White Noise Mortality

By Don DeLillo


No getting around it. Death is everywhere in White Noise. You might not see it at first, except in the ramblings of Murray Siskind. But as the plot of White Noise unfolds, DeLillo strongly hints that everything in life might come down to our omnipresent—and very human—fear of death.

All the distractions we fill our lives with, all our attempts to look cool, all the colorful products we like to buy… they're all just a way to keep ourselves from remembering that we're all going to die someday. Not the cheeriest thing to write a novel about, but definitely the most universalthing to write about.

Questions About Mortality

  1. Why does Murray tell Jack that he might get over his fear of death by killing someone?
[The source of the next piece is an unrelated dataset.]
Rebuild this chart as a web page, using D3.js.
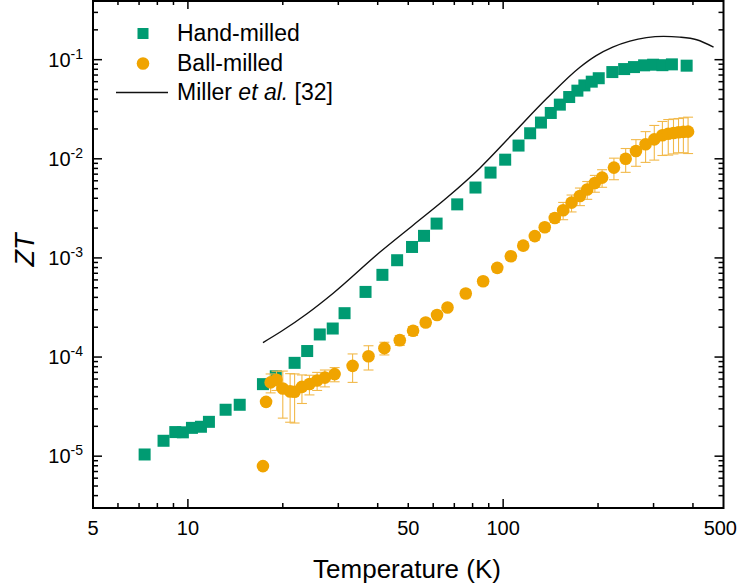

What's the logic there?
  2. According to this book, what's the connection between Jack's choice of profession (Professor of Hitler Studies) and his fear of death? Use specific examples from the text to support your argument.
  3. For Jack, what's so crushing about finding out that fear of death is behind Babette's pill-popping and her loss of memory? How has finding out about this fear changed his view of her?
  4. How do Heinrich and Orest Mercator look at death? How are their perspectives different from Jack's?

Chew on This

In the end, Murray Siskind says that pretty much everything humans do is designed to hide the fact that they're going to die someday. But it's clear from the text that DeLillo doesn't agree with him.

In White Noise, DeLillo sets Orest Mercator up as a hero because the young man has absolutely no fear of death.